Note that it is not a good idea to swap the second recursive call of (*). Note furthermore that this implementation is not the canonical one and it is very difficult to see whether this function is least-strict. Therefore a supporting tool would be very valuable.

Minus

(-) :: Nat1 -> Nat1 -> Int
IHi - y   = inc (Neg y)          
O x - IHi = Pos (pred (O x))    
I x - IHi = Pos (O x)
O x - O y = o (x - y)
O x - I y = dec (o (x - y))
I x - O y = inc (o (x - y))
I x - I y = o (x - y)     

o :: Int -> Int
o (Neg n)  = Neg (O n)
o (Pos0 n) = 
  Pos0 (case n of
             Zero  -> Zero
             Pos m -> Pos (O m))
(-) :: Nat1 -> Nat1 -> Int
x - y = 
  case minus x y of
    Pos0 n  -> Pos0 n
    Neg IHi -> zero
    Neg n   -> Neg (pred n)

minus :: Nat1 -> Nat1 -> Int
minus IHi     y     = Neg y
minus x@(O _) IHi   = pos (pred x)
minus (I x)   IHi   = pos (O x)
minus (O x)   (O y) = incNeg (o (minus x y))
minus (I x)   (I y) = incNeg (o (minus x y))
minus (O x)   (I y) = decNeg (o (minus x y))
minus (I x)   (O y) = decNeg (o (negate (minus y x)))
 
incNeg :: Int -> Int
incNeg (Neg n)  = Neg (pred n)
incNeg (Pos0 n) = Pos0 n

decNeg :: Int -> Int 
decNeg (Neg n)  = Neg n
decNeg (Pos0 n) = Pos0 (pred n)

Division

A simple implementation of the division of two natural numbers is implemented as following.

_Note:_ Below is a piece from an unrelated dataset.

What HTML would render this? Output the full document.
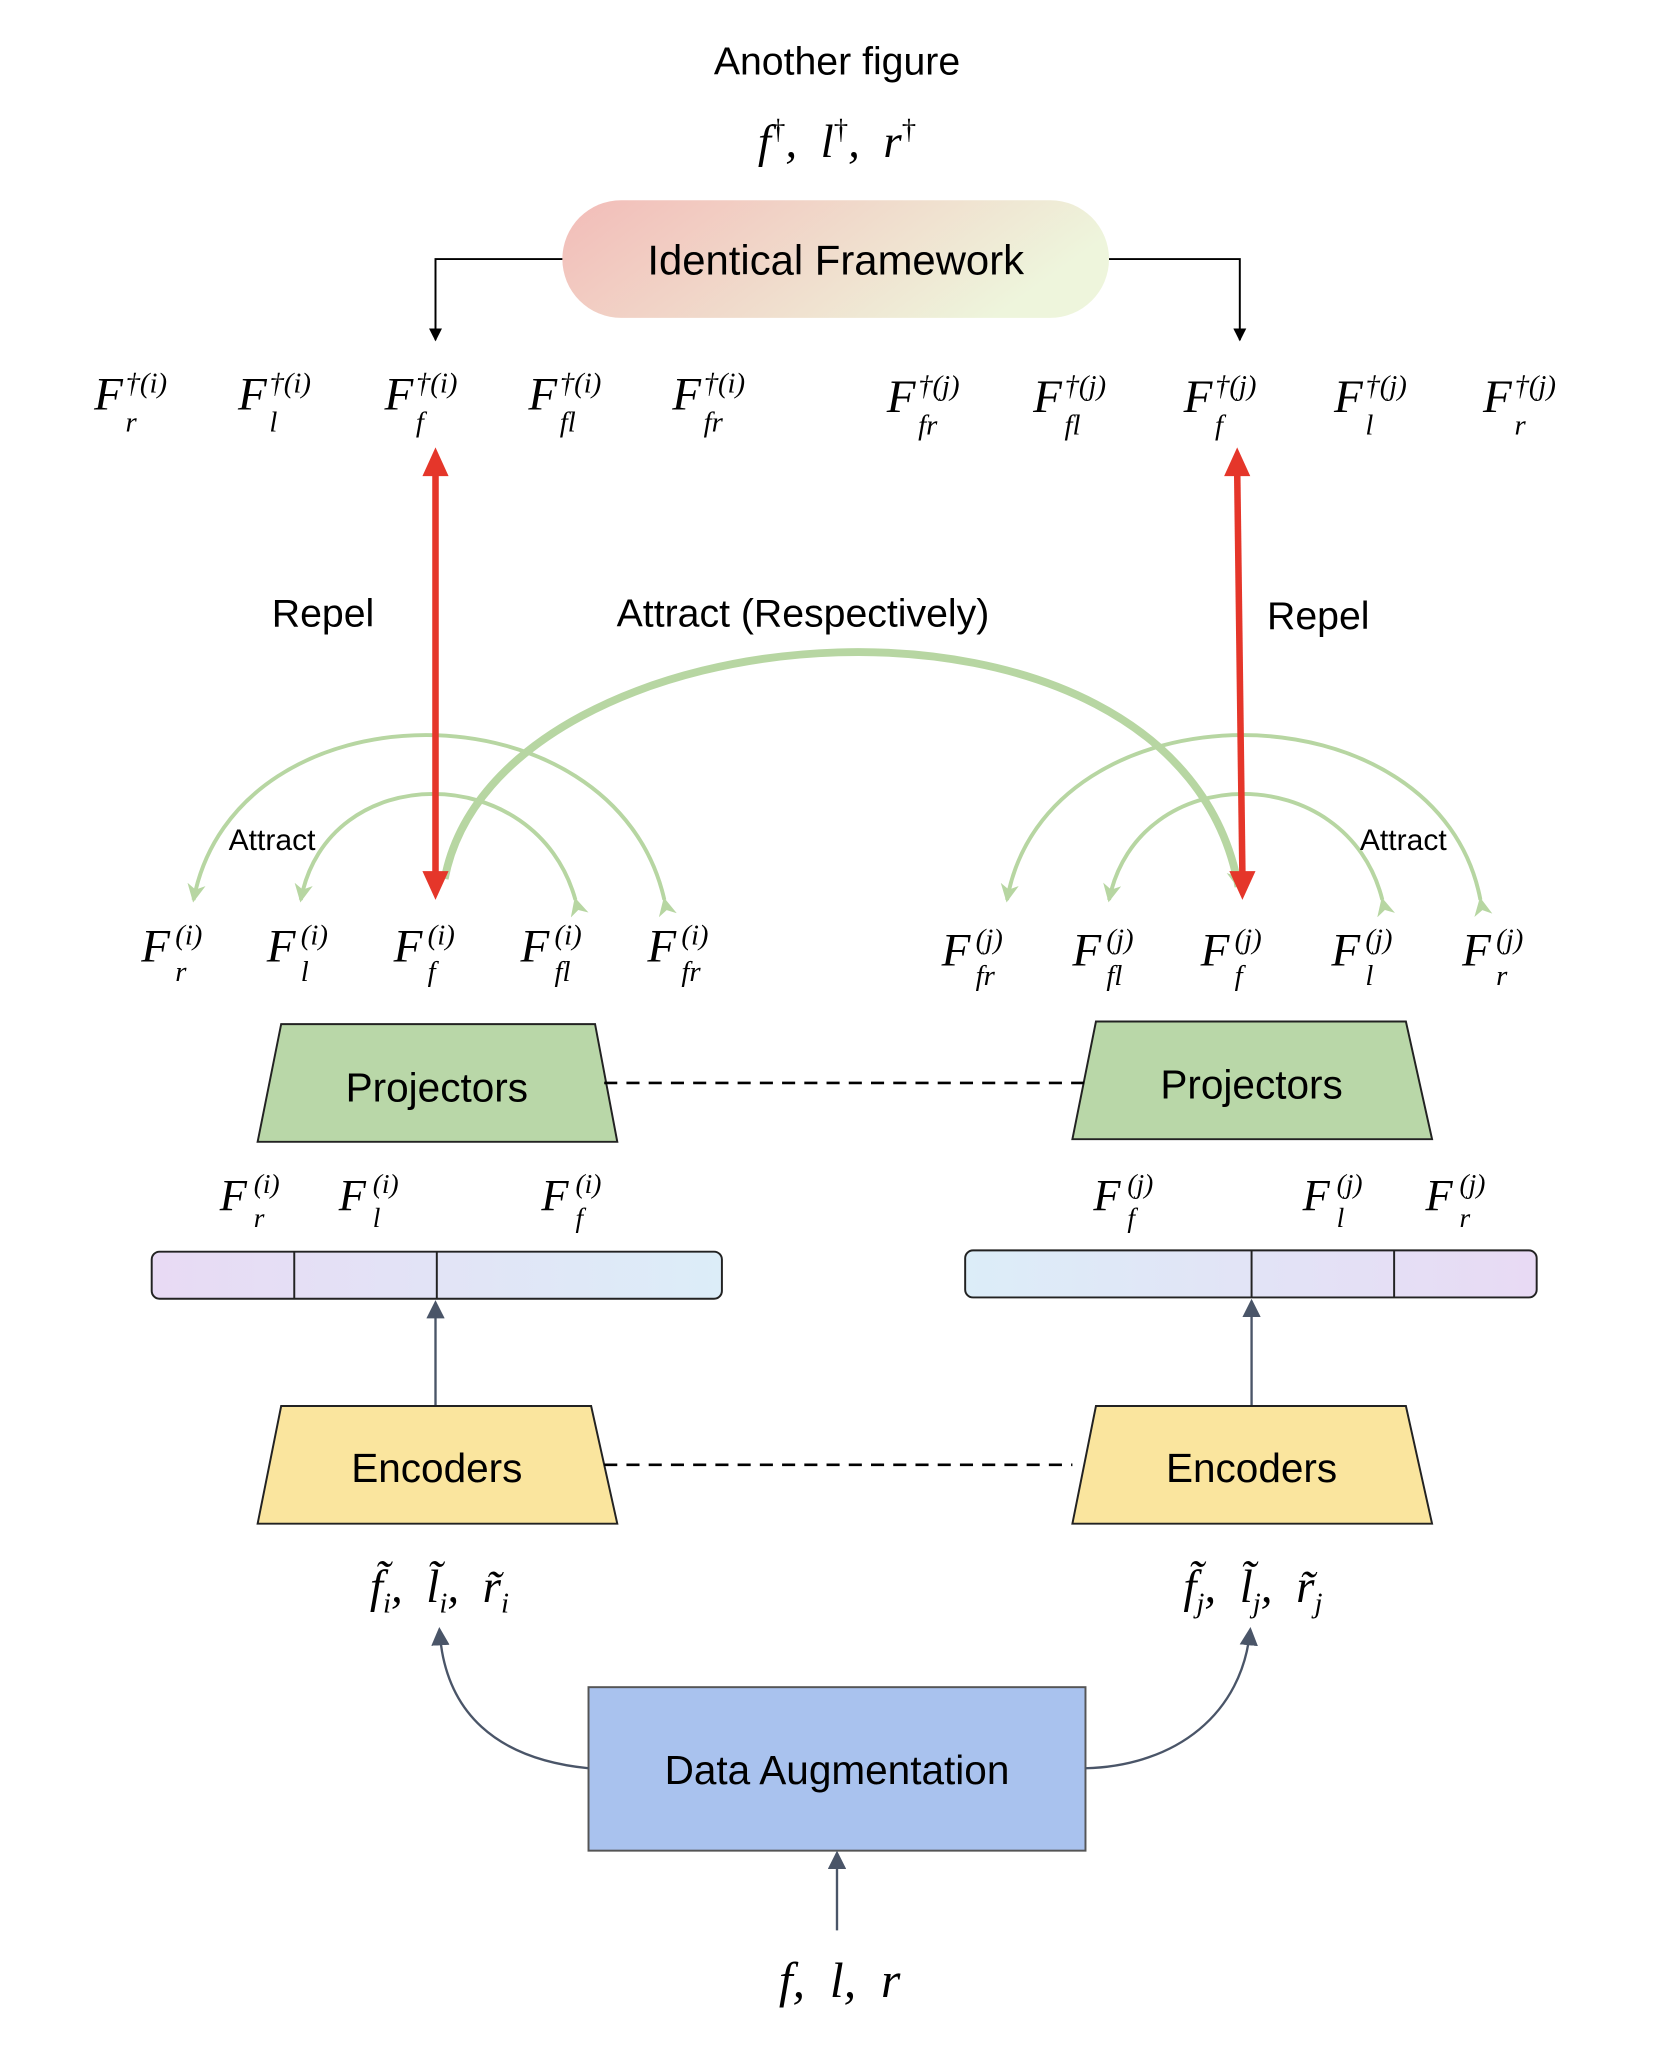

divmodNat :: Nat -> Nat -> (Nat,Nat)
divmodNat _ Zero = error "divide by zero"
divmodNat Zero _ = (Zero,Zero)
divmodNat (Pos x) (Pos y) = divmodNat1 x y

divmodNat1 :: Nat1 -> Nat1 -> (Nat,Nat)
divmodNat1 x y
  | x<y       = (Zero,Pos x)
  | otherwise = (succ q,r)
 where
  (q,r) = divmodNat (Pos x-Pos y) (Pos y)

You can implement the test whether a number is even or not on basis of divmodNat. In Haskell you have actually no choice as the function even is implemented as following by demanding its argument to be a member of the type class Integral. For natural numbers mod and rem are the same.

even :: Nat -> Bool
even n = n `rem` Pos (O IHi) == Zero

Note that it is furthermore not possible to define 'even for the data type Nat in Haskell as it does not support a zero.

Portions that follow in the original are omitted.